War, Honor, and the Clash of Civilizations

The Peloponnesian War by Thucydides is history written by someone who was actually there. Thucydides was an Athenian general during the war between Athens and Sparta, and his account is the primary source document for one of history's most consequential conflicts. What makes the book remarkable is that Thucydides thinks like a modern historian. He asks why things happened, not just what happened. He questions sources. He analyzes the psychology of decision-making under pressure. You are reading a work of genius written while the wounds were still fresh.

For the story of Rome's wars of expansion, The Punic Wars by Adrian Goldsworthy follows Rome's three brutal conflicts with Carthage across more than 100 years. Goldsworthy is a military historian, and he does something unusual: he shows how both sides thought about the war. You understand Hannibal's strategy. You see Rome's advantages and vulnerabilities. The book explains why Rome won not because Rome was stronger, but because Rome could absorb losses that would have destroyed any other power. It is a masterclass in how empires build themselves.
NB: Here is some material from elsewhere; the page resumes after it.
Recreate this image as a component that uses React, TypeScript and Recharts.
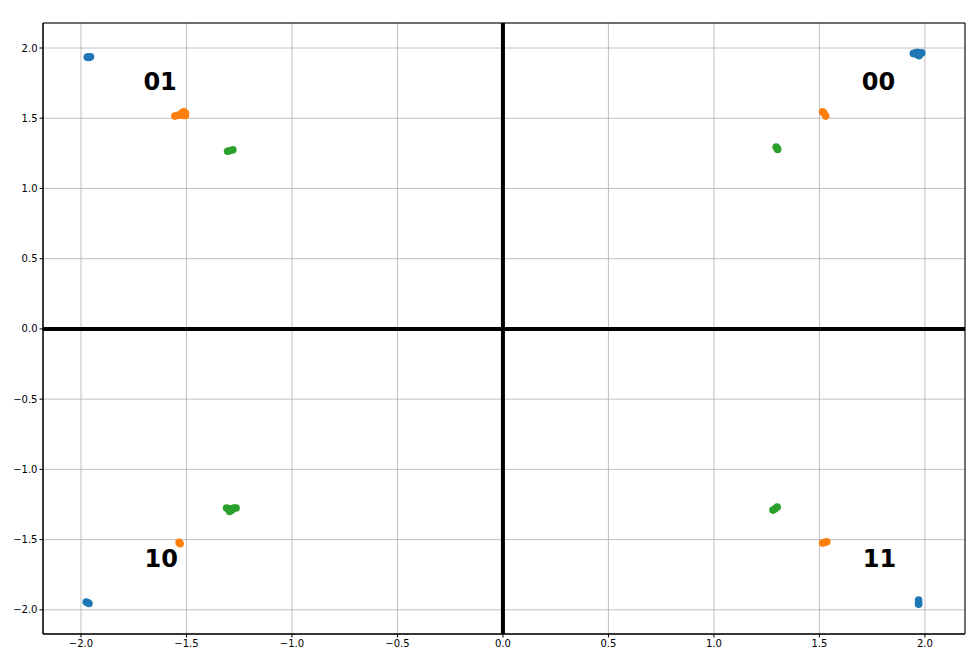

The Daily World of the Classical Citizen

Daily Life in Ancient Rome by Robert Turcan takes the opposite approach from grand political history. Instead of emperors and generals, Turcan walks you through an ordinary day in the life of a Roman shopkeeper, a slave, a senator, a merchant. What did people eat? How did they dress? What were their marriages like? How much money did they make? What entertainment did they seek? The book answers hundreds of small questions that build into a complete portrait of how Roman society actually functioned. It is the perfect complement to books about power and philosophy.

For ancient Greece, The Greeks by H.D.F. Kitto serves the same purpose. Kitto was a Cambridge classicist with a gift for bringing whole worlds to life. He covers not just Athens but the dozens of Greek city-states, each with their own laws, customs, and conflicts. You understand why the Greeks saw themselves as fundamentally different from non-Greeks. You grasp the obsession with honor that led to their greatest achievements and their worst wars. The book is now more than 70 years old but reads as freshly as if it were published last year.

How to Begin

If you are new to classical history, start with Rubicon by Tom Holland or The Twelve Caesars by Suetonius. Both are narrative-driven and pull you forward. From there, move to SPQR by Mary Beard for the fuller political story, or to Thucydides if war and strategy interest you more.

The classical world is not as distant as it might seem. The problems these societies faced, the choices their leaders made, the way power corrupts and citizens resist, the balance between freedom and security, between the individual and the community, between winning and preserving what you have won, these are not historical questions. They are the questions every generation has to answer for itself. The Greeks and Romans just had to answer them first, and they did so with enough brilliance that we are still reading their answers now.